How to Create & Maintain a Strong Company Culture

August 27, 2019

If you’re not focused on creating a strong and positive company culture, it’s time to start! Good company culture ensures employee retention and happiness, which in turn is good for your business. Here are four things you can adopt in your own workplace to start building and maintaining strong company culture. 

Check in with your employees 

Transparency and communication with your team is one of the most important elements of building and maintaining a strong company culture. Regular touch points and conversations with everyone is essential to keeping a pulse on what might be going on in the office (good or bad), so that you can focus on what might be going well, or fix an issue that arises before it spirals out of control. 

We encourage all managers to have bi-weekly meetings with individual team members. Some of the questions we like to ask are: 

– How have the last two weeks been going for you? 

– Is there anything I can help you with, or is there anything you need from me?

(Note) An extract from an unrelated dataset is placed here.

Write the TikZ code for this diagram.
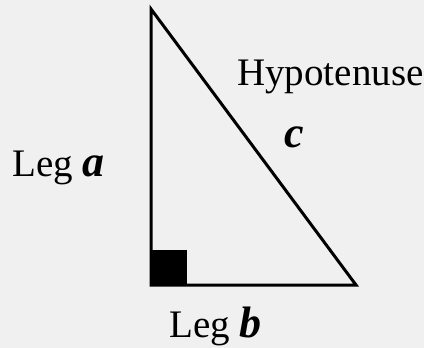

– Have there been any roadblocks or red flags in terms of current projects?

This helps develop strong teams and bonds between managers and their teams. 

Additionally, our CEO and CFO find it invaluable to conduct one-on-one performance reviews after each quarter. In these reviews, team members get a chance to express how they felt the quarter went for them, and give feedback on projects, management and anything else they want to discuss. 

This ensures that communication lines are constantly open, and everyone has a chance to be transparent. Checking in with your employees also shows that you care about their well-being and growth in the workplace. Make sure to make time for these interactions. 

Ask for feedback regularly 

On top of having face-to-face interactions with employees, it’s also a good idea to ask for feedback in different ways. 

One way we do this at Mindable is by sending out a bi-weekly Officevibe survey to all team members including all of our outsourced staff. 

These are optional, anonymous surveys that ask a wide range of questions about our business, and how people really feel about different issues such as: 

– The mission and vision of our business

– How aligned they feel various departments are

– How they feel about the product/services offered by our business 

– How good their relationship with their manager is or is not

This produces important information that helps us measure team engagement, further develop employee performance and set managers up for success. Think about incorporating some sort of anonymous employee survey into your workplace so that you can help improve culture, and show everyone that they have a chance to be heard.

Encourage everyone to continually learn 

No one likes feeling stagnant or “stuck” at the place that they work. While there are essential responsibilities that each employee must dedicate themselves to fulfilling, you should also be able to leave some flex space for learning and growth. 

If you have a designer who wants to try our marketing, why not let them tackle a project with the marketing team for one quarter? 

While we all have certain job titles, we don’t put people in boxes here at Mindable. We continually focus on helping people do what they love here by encouraging them to consistently learn and step out of their comfort zones. 

Once you give your own employees a bit of freedom to flex their skills and learn new things, you can bet that amazing things will start to happen. 

Dedicate time for team bonding 

Finally, we think it’s important to have moments in-between all of the work and hustle! All work and no play is truly not healthy, and we make sure to try and balance both elements in a way that brings our whole team closer together. 

One thing that we have incorporated into our culture is Fun Fridays. Each month two members are able to plan a half day for the whole office, which includes lunch, and some sort of activity around the city. 

We also host office-wide meetings each Friday where employees are encouraged to write anonymous notes of gratitude that are then read out loud, as well as morning team yoga twice a week. 

Think about ways that you can create moments of fun and balance for your own team, and watch the benefits unfold.